Exercise inputs ->

— Start —

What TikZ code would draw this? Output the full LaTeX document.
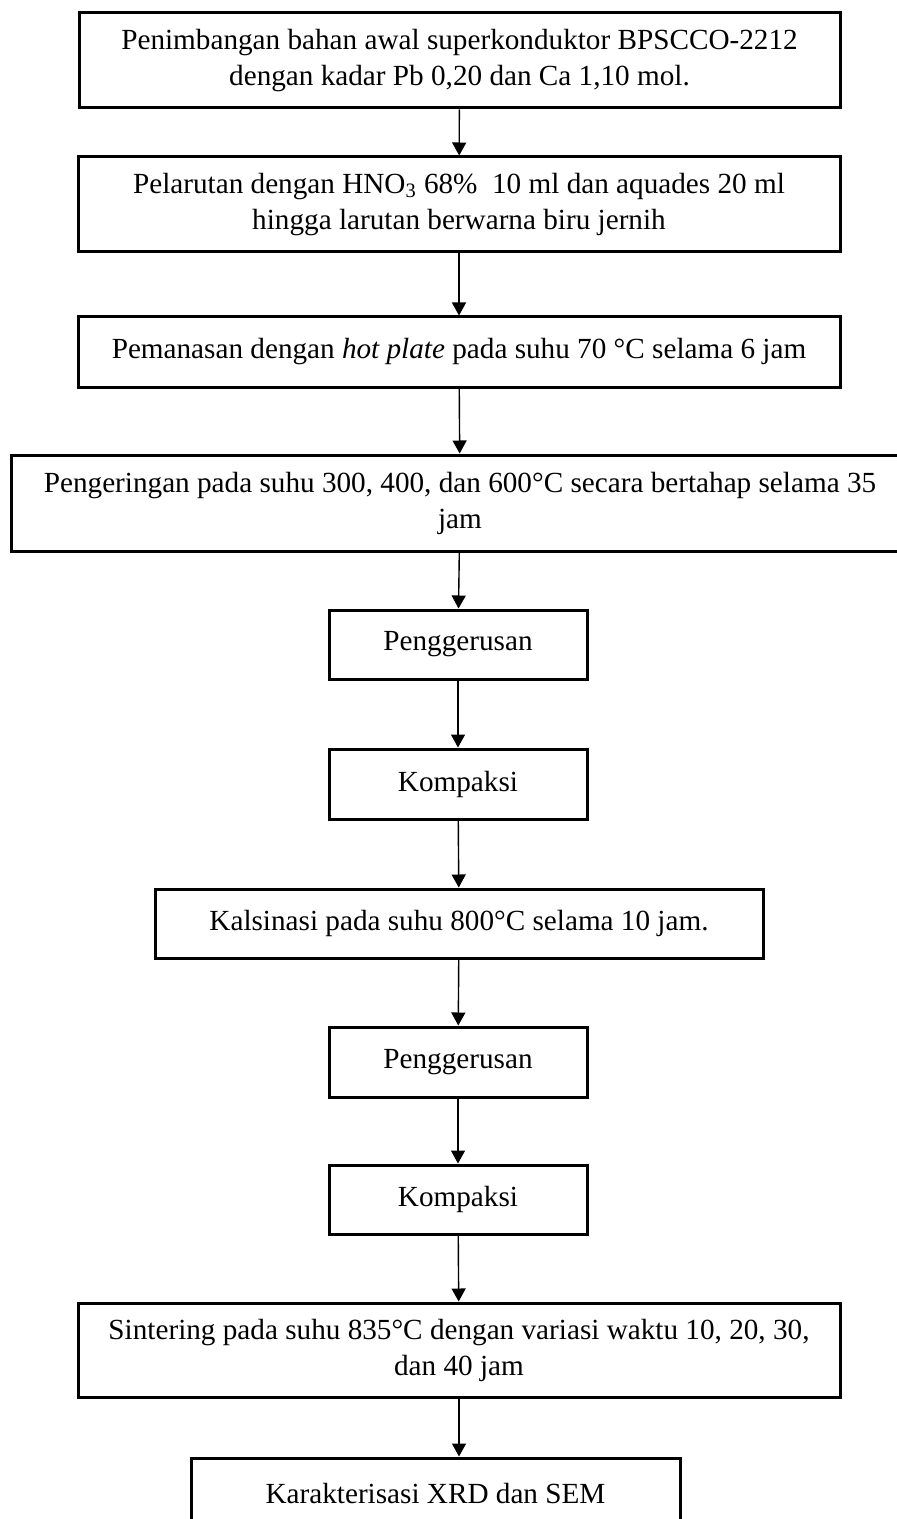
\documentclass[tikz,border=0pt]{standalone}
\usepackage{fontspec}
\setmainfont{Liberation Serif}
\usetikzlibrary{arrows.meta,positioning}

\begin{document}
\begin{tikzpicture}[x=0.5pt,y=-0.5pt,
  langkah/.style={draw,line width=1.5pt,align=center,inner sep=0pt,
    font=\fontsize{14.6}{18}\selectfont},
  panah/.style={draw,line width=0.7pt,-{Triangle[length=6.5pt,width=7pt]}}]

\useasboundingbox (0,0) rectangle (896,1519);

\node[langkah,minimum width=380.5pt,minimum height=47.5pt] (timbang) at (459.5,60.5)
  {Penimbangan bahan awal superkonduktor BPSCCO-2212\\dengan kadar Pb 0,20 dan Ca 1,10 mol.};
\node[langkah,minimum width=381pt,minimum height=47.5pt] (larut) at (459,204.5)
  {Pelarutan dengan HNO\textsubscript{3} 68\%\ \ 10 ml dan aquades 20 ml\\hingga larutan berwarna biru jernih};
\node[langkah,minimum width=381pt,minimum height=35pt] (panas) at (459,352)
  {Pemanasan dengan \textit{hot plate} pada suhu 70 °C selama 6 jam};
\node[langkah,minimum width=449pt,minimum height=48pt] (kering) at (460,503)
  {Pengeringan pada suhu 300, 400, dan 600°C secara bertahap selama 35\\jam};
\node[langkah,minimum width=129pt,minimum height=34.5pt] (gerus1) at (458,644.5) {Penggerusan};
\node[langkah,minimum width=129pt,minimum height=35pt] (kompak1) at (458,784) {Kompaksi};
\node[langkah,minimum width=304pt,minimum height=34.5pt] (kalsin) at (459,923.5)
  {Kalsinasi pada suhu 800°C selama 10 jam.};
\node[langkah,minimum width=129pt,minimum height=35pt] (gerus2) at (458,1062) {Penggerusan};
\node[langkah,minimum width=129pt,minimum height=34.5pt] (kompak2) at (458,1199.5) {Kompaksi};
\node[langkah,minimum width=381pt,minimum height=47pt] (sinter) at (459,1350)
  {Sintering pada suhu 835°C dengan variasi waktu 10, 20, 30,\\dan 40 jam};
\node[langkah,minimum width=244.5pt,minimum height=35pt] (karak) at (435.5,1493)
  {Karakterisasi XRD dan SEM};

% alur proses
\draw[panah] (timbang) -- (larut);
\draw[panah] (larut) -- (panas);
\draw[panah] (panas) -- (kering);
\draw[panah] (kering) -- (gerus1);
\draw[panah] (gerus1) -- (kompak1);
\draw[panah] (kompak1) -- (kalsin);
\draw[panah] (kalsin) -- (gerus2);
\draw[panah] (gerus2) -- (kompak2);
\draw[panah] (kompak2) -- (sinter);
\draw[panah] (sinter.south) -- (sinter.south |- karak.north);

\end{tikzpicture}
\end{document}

— End —
— Start —

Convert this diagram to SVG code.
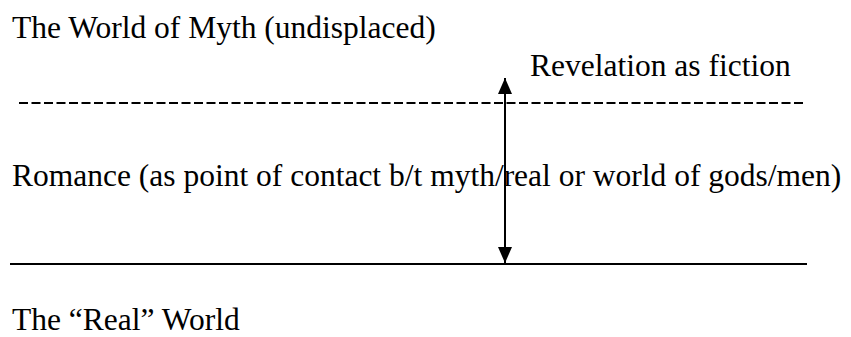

— End —

Goal of the exercise ->
Repeat, with no pictures, exactly the lines from the one containing "What TikZ code" through the one containing "(0,0) rectangle (896,1519);", the first and last included.

Result ->
What TikZ code would draw this? Output the full LaTeX document.
\documentclass[tikz,border=0pt]{standalone}
\usepackage{fontspec}
\setmainfont{Liberation Serif}
\usetikzlibrary{arrows.meta,positioning}

\begin{document}
\begin{tikzpicture}[x=0.5pt,y=-0.5pt,
  langkah/.style={draw,line width=1.5pt,align=center,inner sep=0pt,
    font=\fontsize{14.6}{18}\selectfont},
  panah/.style={draw,line width=0.7pt,-{Triangle[length=6.5pt,width=7pt]}}]

\useasboundingbox (0,0) rectangle (896,1519);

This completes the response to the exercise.